Ruben Palma, a performer with Flam Chen and the organizer of Moctoberfest, came up with the idea for a festival to complement the growth at Mercado San Agustín, just west of Interstate 10 downtown.

"I think that the opportunity to build a little stake in this neighborhood would really set it off as a nice, vital place to be," Palma said. "They want to get people in their place, and we have a party we want to throw, so it seems we've got a good partnership."

Moctoberfest is scheduled to have more than 15 acts, ranging from the pyrotechnics-circus act of Flam Chen to musicians like Marianne Dissard to the clown antics of The WonderFools. At least 10 food vendors will be on hand, and a number of workshops will give Tucsonans insight into everything from yoga and salsa-dancing to fire-spinning. The festival also includes demonstrations on brewing beer—it's (m)octoberfest, after all—and making wine.

Palma said he sees Moctoberfest as a golden opportunity to get the city's performers together for a party.

"Performers kinda get trapped in their bubbles, and it seems like a good window between seasons to get everybody to come together," he said.

Palma encourages Tucsonans to come out in costume.

"We want people to be able to shine and show what they feel their Tucson really is," Palma said.

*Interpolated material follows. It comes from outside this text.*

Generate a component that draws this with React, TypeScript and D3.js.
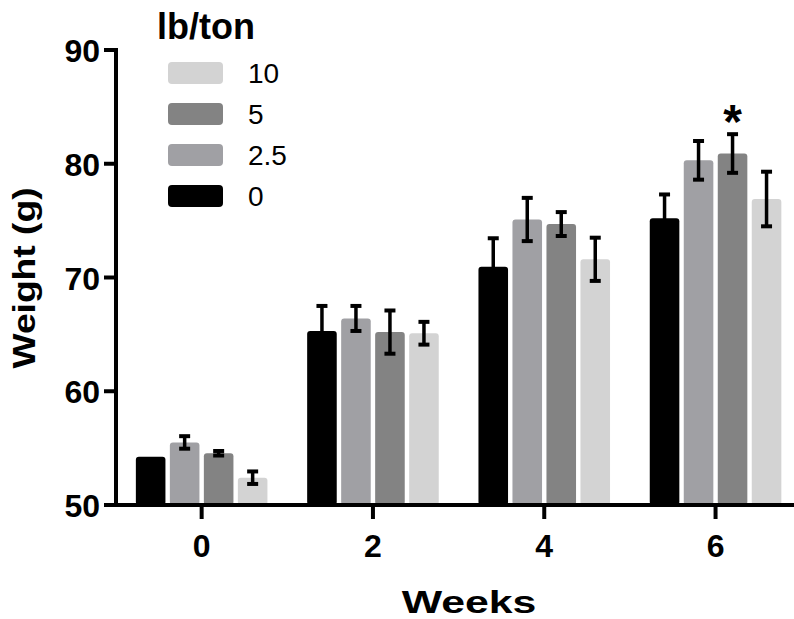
import React, { useRef, useEffect } from "react";
import * as d3 from "d3";

// weeks on the x axis, dose groups (lb/ton) inside each week
const weeks = ["0", "2", "4", "6"];
const doses = ["0", "2.5", "5", "10"];
const doseColors = ["#000000", "#a0a0a4", "#838383", "#d3d3d3"];

// mean weight (g) per dose, one value per week
const mean0 = [54.25, 65.3, 70.95, 75.2];
const mean25 = [55.5, 66.4, 75.1, 80.3];
const mean5 = [54.55, 65.2, 74.7, 80.9];
const mean10 = [52.4, 65.1, 71.6, 76.9];

// error (+/-) per dose, one value per week
const err0 = [0, 2.2, 2.5, 2.1];
const err25 = [0.55, 1.1, 1.9, 1.7];
const err5 = [0.2, 1.9, 1.05, 1.7];
const err10 = [0.55, 1.0, 1.9, 2.4];

const yTicks = [50, 60, 70, 80, 90];
// legend is listed top to bottom
const legendOrder = ["10", "5", "2.5", "0"];
// significance marker: week 6, dose 5
const starWeek = "6";
const starDose = "5";

const App = () => {
  const d3Container = useRef<SVGSVGElement>(null);

  useEffect(() => {
    if (!d3Container.current) return;
    const svg = d3.select(d3Container.current);
    svg.selectAll("*").remove();

    const font = "'Liberation Sans', Arial, sans-serif";
    const left = 116;
    const bottom = 505;

    const means = [mean0, mean25, mean5, mean10];
    const errs = [err0, err25, err5, err10];

    const y = d3.scaleLinear().domain([50, 90]).range([bottom, 50]);
    const x = d3.scaleBand().domain(weeks).range([left, left + 4 * 171.3]);
    const inner = d3
      .scaleBand()
      .domain(doses)
      .range([0, 136])
      .paddingInner(0.13)
      .paddingOuter(0.065);

    const data: { week: string; dose: string; di: number; v: number; e: number }[] = [];
    doses.forEach((dose, di) => {
      weeks.forEach((week, wi) => {
        data.push({ week, dose, di, v: means[di][wi], e: errs[di][wi] });
      });
    });

    // left edge of a bar
    const bx = (d) => x(d.week)! + x.bandwidth() / 2 - 68 + inner(d.dose)!;

    // bars
    svg
      .append("g")
      .selectAll("rect")
      .data(data)
      .join("rect")
      .attr("x", (d) => bx(d))
      .attr("y", (d) => y(d.v))
      .attr("width", inner.bandwidth())
      .attr("height", (d) => bottom - y(d.v))
      .attr("rx", 3)
      .attr("fill", (d) => doseColors[d.di]);

    // error bars
    const eg = svg
      .append("g")
      .selectAll("g")
      .data(data.filter((d) => d.e > 0))
      .join("g")
      .attr("transform", (d) => `translate(${bx(d) + inner.bandwidth() / 2},0)`);
    eg.append("line")
      .attr("y1", (d) => y(d.v + d.e))
      .attr("y2", (d) => y(d.v - d.e))
      .attr("stroke", "#000")
      .attr("stroke-width", 3.5);
    eg.append("line")
      .attr("x1", -5.5)
      .attr("x2", 5.5)
      .attr("y1", (d) => y(d.v + d.e))
      .attr("y2", (d) => y(d.v + d.e))
      .attr("stroke", "#000")
      .attr("stroke-width", 4);
    eg.append("line")
      .attr("x1", -5.5)
      .attr("x2", 5.5)
      .attr("y1", (d) => y(d.v - d.e))
      .attr("y2", (d) => y(d.v - d.e))
      .attr("stroke", "#000")
      .attr("stroke-width", 4);

    // significance star
    const sd = data.find((d) => d.week === starWeek && d.dose === starDose)!;
    svg
      .append("text")
      .attr("x", bx(sd) + inner.bandwidth() / 2)
      .attr("y", y(sd.v + sd.e) + 4)
      .attr("text-anchor", "middle")
      .attr("font-family", font)
      .attr("font-weight", "bold")
      .attr("font-size", 48)
      .text("*");

    // axes
    svg
      .append("line")
      .attr("x1", left)
      .attr("x2", left)
      .attr("y1", y(90) - 2)
      .attr("y2", bottom)
      .attr("stroke", "#000")
      .attr("stroke-width", 4);
    svg
      .append("line")
      .attr("x1", left - 12)
      .attr("x2", 794)
      .attr("y1", bottom)
      .attr("y2", bottom)
      .attr("stroke", "#000")
      .attr("stroke-width", 4);

    const yt = svg.append("g").selectAll("g").data(yTicks).join("g");
    yt.append("line")
      .attr("x1", left - 12)
      .attr("x2", left)
      .attr("y1", (d) => y(d))
      .attr("y2", (d) => y(d))
      .attr("stroke", "#000")
      .attr("stroke-width", 4);
    yt.append("text")
      .attr("x", 100)
      .attr("y", (d) => y(d) + 12)
      .attr("text-anchor", "end")
      .attr("font-family", font)
      .attr("font-weight", "bold")
      .attr("font-size", 32)
      .text((d) => d);

    const xt = svg.append("g").selectAll("g").data(weeks).join("g");
    xt.append("line")
      .attr("x1", (d) => x(d)! + x.bandwidth() / 2)
      .attr("x2", (d) => x(d)! + x.bandwidth() / 2)
      .attr("y1", bottom)
      .attr("y2", bottom + 14)
      .attr("stroke", "#000")
      .attr("stroke-width", 4);
    xt.append("text")
      .attr("x", (d) => x(d)! + x.bandwidth() / 2)
      .attr("y", 557)
      .attr("text-anchor", "middle")
      .attr("font-family", font)
      .attr("font-weight", "bold")
      .attr("font-size", 32)
      .text((d) => d);

    // axis titles (glyphs drawn a bit wide, as in the source)
    svg
      .append("text")
      .attr("transform", "translate(469,613) scale(1.38,1)")
      .attr("text-anchor", "middle")
      .attr("font-family", font)
      .attr("font-weight", "bold")
      .attr("font-size", 31)
      .text("Weeks");
    svg
      .append("text")
      .attr("transform", "translate(35,278) rotate(-90) scale(1.2,1)")
      .attr("text-anchor", "middle")
      .attr("font-family", font)
      .attr("font-weight", "bold")
      .attr("font-size", 31)
      .text("Weight (g)");

    // legend
    svg
      .append("text")
      .attr("x", 157)
      .attr("y", 39)
      .attr("font-family", font)
      .attr("font-weight", "bold")
      .attr("font-size", 36)
      .text("lb/ton");
    const lg = svg
      .append("g")
      .selectAll("g")
      .data(legendOrder)
      .join("g")
      .attr("transform", (d, i) => `translate(168,${62 + i * 41})`);
    lg.append("rect")
      .attr("width", 55)
      .attr("height", 22)
      .attr("rx", 4)
      .attr("fill", (d) => doseColors[doses.indexOf(d)]);
    lg.append("text")
      .attr("x", 80)
      .attr("y", 21)
      .attr("font-family", font)
      .attr("font-size", 28)
      .text((d) => d);
  }, []);

  return (
    <svg
      ref={d3Container}
      width={794}
      height={619}
      style={{ position: "absolute", left: 0, top: 0, background: "#fff" }}
    />
  );
};

export default App;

All-day passes—with re-entry permitted—are $14 if bought before noon on the day of the event, and $20 afterward. Children 16 and younger are admitted for free with a paying adult until sunset, when Moctoberfest becomes a 21-and-older event. —D.M.


A Long-Overdue Thank-You

Tucson's Welcome Home Veterans Parade

10:30 a.m., Saturday, March 31

Starts at Pennington Street and Stone Avenue

When veteran Alan Toppel heard about a welcome-home parade held in St. Louis two months ago for veterans of the wars in Iraq and Afghanistan, he knew Tucson should have a similar event.

"I really felt that this would be very important, not only for the returning veterans, but for the community ... to welcome them home, which is long overdue," Toppel said.

The mission of Tucson's Welcome Home Veterans Parade is to thank veterans for "their bravery and everything they did on our behalf," Toppel said.

He said giving thanks is long overdue, because some of these veterans have been home for more than five years. The parade in St. Louis was the first of its kind since the wars began, Toppel claimed; Tucson will host the nation's second.

Veterans of the U.S. Armed Forces from any era are invited to participate as "comrades in arms," Toppel said, though the focus is on post-Sept. 11 veterans.

Toppel encouraged veterans to include family members in the parade, because they have had to exhibit strength and courage while their loved ones were deployed. He invites people to bring American flags to wave, and to make signs containing kind words and thanks for the veterans.

"The connection is very strong between veterans and flags and patriotism and country," he said. "It just all fits together."

Also: Starting at 7 a.m., Friday, March 30, at the Pima Community College downtown campus (Speedway Boulevard and Stone Avenue), a remembrance ceremony will include the reading of the names of more than 6,800 service members who have died in Iraq and Afghanistan. Toppel said a bell will be rung after each name is read; he estimated that it will take 10 to 12 hours to read all of them. —A.N.


Take a Step Into 1886

Wild West Days

10 a.m. to 6 p.m., Friday, March 30, through Sunday, April 1

Old Tucson Studios

201 S. Kinney Road

883-0100

Was the Tucson of the Old West really full of rowdy bar fights and cowboys cruising the city's dusty streets? Find out for yourself as the Tucson of 1886 is re-created at Old Tucson's third annual Wild West Days.

"A few years ago, we decided to put together a kind of cultural-heritage event that was based on Southern Arizona ... and what people believe is the Wild West," said Pete Mangelsdorf, general manager and CEO of the Old West theme park.

"When people come, they'll get a feel in some cases of what it was like in 1886 in Tucson. We've got a lot of history presentations that talk about that, but we also have the fun stuff, like cowboy music and trick-ropers."

This year, "living-history" presentations have been added, and Mangelsdorf said the focus is now as much on educating people about what the Wild West was really like as it is on entertaining them.

"There'll be a guy, and he'll explain to the guests what it was like to take a stagecoach ride from Prescott to Tucson in 1886, and the do's and don'ts," he said. "If there were women in the stage, you didn't cuss; you didn't spit."

The entertainment will include stunt demonstrations, cancan dancers, buffalo soldiers and even Chinese dragon dancers.

"People don't know that the Chinese have been in Tucson for an awfully long time," Mangelsdorf said.

Mangelsdorf compared the atmosphere at the three-day event to a Renaissance fair—except that visitors are encouraged to wear Western garb.

"When people come to Old Tucson, the whole idea we want them to have is they've taken a step back in time," he said.

Admission is $16.95 for adults, and $10.95 for children ages 4 to 11. —A.N.